Given material:
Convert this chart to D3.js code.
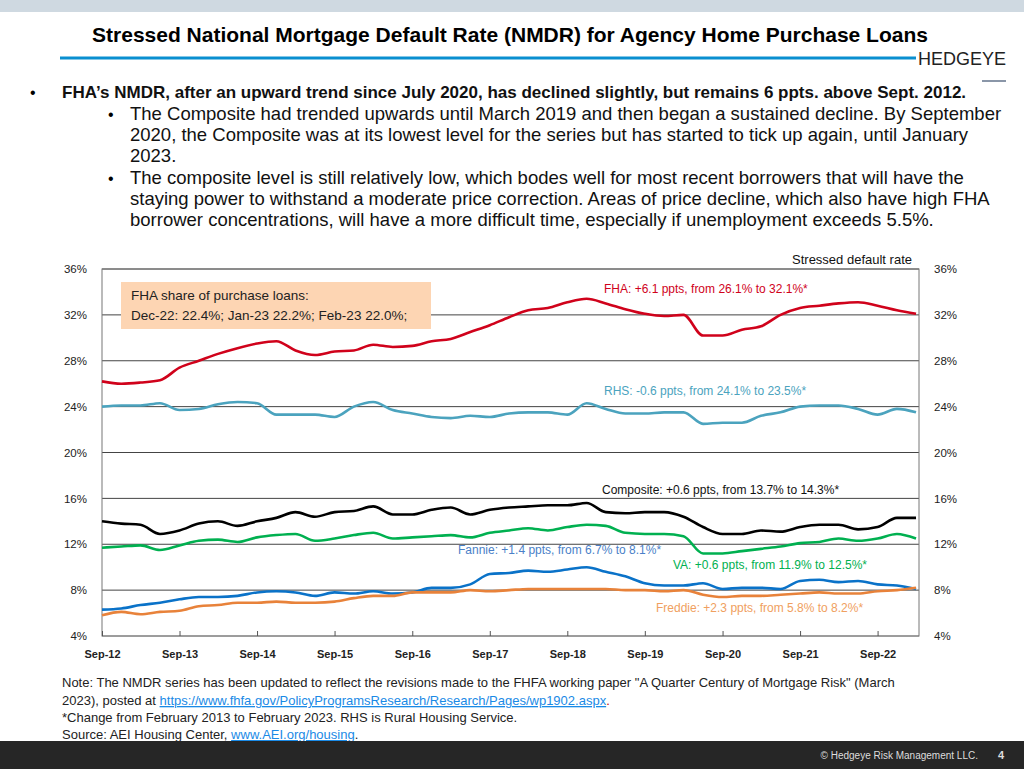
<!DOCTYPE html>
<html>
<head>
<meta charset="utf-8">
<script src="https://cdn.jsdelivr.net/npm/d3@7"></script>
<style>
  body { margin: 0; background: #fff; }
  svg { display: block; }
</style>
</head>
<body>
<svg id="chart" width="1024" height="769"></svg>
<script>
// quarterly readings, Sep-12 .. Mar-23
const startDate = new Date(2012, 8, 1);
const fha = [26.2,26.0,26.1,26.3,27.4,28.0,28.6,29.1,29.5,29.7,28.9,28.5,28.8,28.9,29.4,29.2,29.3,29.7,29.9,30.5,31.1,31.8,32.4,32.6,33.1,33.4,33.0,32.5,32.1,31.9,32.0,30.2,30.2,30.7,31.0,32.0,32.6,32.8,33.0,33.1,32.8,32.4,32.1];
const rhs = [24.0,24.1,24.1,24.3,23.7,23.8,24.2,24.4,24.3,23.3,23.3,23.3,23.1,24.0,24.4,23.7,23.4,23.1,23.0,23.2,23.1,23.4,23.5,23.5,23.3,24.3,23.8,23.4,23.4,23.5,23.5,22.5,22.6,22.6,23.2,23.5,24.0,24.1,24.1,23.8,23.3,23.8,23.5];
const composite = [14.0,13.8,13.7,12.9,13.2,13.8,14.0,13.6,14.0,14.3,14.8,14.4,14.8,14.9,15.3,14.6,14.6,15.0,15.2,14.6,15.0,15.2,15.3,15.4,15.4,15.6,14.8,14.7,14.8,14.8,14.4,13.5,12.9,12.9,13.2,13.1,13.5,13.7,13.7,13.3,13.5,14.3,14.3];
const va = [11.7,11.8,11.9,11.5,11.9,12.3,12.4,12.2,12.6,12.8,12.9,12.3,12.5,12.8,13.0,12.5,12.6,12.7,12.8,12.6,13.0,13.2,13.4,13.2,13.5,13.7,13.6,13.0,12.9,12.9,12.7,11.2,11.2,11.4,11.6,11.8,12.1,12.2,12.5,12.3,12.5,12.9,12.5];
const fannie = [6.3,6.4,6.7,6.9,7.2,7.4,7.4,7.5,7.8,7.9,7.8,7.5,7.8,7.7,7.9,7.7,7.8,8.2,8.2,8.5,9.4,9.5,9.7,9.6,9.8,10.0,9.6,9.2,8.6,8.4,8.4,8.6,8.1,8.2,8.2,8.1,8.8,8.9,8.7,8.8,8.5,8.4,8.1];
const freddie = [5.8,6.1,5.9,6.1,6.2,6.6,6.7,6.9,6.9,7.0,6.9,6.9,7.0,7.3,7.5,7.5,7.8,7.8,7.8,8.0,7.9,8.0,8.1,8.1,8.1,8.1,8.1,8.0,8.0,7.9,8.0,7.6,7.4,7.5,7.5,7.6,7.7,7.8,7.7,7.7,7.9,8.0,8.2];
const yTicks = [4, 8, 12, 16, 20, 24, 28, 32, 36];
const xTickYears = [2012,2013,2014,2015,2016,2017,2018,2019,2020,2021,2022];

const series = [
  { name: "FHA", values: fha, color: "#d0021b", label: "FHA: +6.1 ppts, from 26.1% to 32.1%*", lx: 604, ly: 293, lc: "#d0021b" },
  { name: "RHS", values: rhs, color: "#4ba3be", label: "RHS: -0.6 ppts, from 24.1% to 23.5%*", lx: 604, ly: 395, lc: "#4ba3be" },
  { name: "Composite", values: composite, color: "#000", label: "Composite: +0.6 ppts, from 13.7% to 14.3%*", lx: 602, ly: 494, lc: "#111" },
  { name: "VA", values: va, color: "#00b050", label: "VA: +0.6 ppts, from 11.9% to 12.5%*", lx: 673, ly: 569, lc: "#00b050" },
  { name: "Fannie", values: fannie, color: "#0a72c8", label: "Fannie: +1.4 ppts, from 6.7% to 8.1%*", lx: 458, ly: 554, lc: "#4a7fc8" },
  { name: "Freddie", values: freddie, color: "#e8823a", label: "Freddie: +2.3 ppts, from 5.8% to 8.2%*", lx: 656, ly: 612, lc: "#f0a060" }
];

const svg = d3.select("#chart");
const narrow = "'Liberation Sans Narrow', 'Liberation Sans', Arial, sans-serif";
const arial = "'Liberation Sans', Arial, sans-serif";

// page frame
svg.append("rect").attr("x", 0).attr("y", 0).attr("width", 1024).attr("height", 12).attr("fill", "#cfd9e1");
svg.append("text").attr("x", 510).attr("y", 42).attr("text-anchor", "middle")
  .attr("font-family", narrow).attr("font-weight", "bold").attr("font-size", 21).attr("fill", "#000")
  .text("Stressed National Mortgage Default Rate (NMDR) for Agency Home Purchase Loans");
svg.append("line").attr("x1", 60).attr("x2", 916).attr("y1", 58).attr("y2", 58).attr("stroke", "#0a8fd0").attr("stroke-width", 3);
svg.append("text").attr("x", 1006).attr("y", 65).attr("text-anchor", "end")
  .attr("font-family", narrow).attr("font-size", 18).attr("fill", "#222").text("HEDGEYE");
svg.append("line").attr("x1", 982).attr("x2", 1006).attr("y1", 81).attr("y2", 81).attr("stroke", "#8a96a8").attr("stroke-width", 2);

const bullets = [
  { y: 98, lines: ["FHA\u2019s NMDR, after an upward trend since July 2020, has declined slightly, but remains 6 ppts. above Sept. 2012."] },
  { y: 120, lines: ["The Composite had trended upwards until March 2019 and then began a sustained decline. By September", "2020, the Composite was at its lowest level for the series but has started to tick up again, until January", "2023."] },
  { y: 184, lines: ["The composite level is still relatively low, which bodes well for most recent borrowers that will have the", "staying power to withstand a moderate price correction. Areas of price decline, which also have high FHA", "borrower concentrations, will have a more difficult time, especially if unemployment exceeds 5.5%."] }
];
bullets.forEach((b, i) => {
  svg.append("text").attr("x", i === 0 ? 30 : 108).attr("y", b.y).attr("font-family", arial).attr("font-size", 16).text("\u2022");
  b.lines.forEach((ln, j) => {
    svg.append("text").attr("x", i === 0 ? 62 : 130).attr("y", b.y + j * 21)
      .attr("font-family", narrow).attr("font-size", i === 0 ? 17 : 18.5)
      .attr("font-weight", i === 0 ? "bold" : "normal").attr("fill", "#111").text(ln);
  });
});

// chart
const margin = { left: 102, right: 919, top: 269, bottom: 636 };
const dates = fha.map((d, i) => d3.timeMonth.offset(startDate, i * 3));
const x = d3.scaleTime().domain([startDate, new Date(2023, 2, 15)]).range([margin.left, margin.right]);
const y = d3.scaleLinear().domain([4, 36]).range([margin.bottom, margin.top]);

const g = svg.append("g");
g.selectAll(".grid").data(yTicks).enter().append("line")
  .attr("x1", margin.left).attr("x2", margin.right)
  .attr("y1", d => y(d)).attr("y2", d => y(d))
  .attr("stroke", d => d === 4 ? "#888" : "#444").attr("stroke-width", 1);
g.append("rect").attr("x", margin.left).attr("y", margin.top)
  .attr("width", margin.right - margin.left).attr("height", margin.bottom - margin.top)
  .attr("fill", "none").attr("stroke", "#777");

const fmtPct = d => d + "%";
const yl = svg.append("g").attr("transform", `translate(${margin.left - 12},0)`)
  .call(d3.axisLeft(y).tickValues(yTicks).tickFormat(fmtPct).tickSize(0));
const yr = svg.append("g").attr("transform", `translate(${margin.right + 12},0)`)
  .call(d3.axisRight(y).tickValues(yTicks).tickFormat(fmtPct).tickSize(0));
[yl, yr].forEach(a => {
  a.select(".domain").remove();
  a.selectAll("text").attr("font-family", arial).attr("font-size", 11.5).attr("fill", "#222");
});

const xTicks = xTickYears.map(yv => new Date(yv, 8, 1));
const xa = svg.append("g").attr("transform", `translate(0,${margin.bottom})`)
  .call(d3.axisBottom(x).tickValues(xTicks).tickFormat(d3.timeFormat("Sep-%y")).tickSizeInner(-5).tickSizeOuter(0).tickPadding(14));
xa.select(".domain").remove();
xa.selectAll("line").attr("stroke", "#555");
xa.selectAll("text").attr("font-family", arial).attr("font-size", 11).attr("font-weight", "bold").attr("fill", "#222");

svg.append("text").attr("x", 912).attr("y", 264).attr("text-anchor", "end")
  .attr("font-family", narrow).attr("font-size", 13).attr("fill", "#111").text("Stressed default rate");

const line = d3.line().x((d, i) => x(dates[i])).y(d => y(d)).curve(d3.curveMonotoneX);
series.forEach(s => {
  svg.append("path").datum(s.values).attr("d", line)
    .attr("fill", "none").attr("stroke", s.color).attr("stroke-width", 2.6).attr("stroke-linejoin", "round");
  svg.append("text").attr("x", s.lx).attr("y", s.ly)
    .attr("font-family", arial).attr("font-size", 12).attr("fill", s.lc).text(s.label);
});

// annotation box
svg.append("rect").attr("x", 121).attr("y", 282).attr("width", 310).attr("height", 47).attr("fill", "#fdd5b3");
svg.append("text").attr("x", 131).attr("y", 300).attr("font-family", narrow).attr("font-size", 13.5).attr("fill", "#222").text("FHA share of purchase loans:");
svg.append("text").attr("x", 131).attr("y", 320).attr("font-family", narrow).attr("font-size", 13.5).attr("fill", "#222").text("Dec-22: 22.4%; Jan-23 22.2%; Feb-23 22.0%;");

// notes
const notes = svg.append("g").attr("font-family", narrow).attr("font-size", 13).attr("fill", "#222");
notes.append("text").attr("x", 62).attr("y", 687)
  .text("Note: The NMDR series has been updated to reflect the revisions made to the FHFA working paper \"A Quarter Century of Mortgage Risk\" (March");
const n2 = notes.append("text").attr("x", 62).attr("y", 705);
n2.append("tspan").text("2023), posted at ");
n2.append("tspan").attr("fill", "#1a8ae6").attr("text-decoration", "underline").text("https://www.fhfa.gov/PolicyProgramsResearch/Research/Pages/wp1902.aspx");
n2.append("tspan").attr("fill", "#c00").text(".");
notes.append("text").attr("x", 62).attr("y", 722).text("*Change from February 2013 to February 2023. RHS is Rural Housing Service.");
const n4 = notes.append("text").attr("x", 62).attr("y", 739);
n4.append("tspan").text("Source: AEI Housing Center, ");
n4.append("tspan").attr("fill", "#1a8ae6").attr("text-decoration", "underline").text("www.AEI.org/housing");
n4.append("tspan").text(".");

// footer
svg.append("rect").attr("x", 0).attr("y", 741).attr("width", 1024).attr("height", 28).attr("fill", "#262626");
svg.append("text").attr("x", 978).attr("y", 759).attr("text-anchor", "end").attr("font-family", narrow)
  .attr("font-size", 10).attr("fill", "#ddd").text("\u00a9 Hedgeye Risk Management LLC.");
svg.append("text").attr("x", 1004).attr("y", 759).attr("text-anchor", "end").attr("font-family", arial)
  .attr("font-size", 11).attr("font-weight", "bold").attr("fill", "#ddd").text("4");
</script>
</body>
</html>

Task instructions: Select every line where the word "chart" occurs.

Exercise result:
Convert this chart to D3.js code.
<svg id="chart" width="1024" height="769"></svg>
const svg = d3.select("#chart");
// chart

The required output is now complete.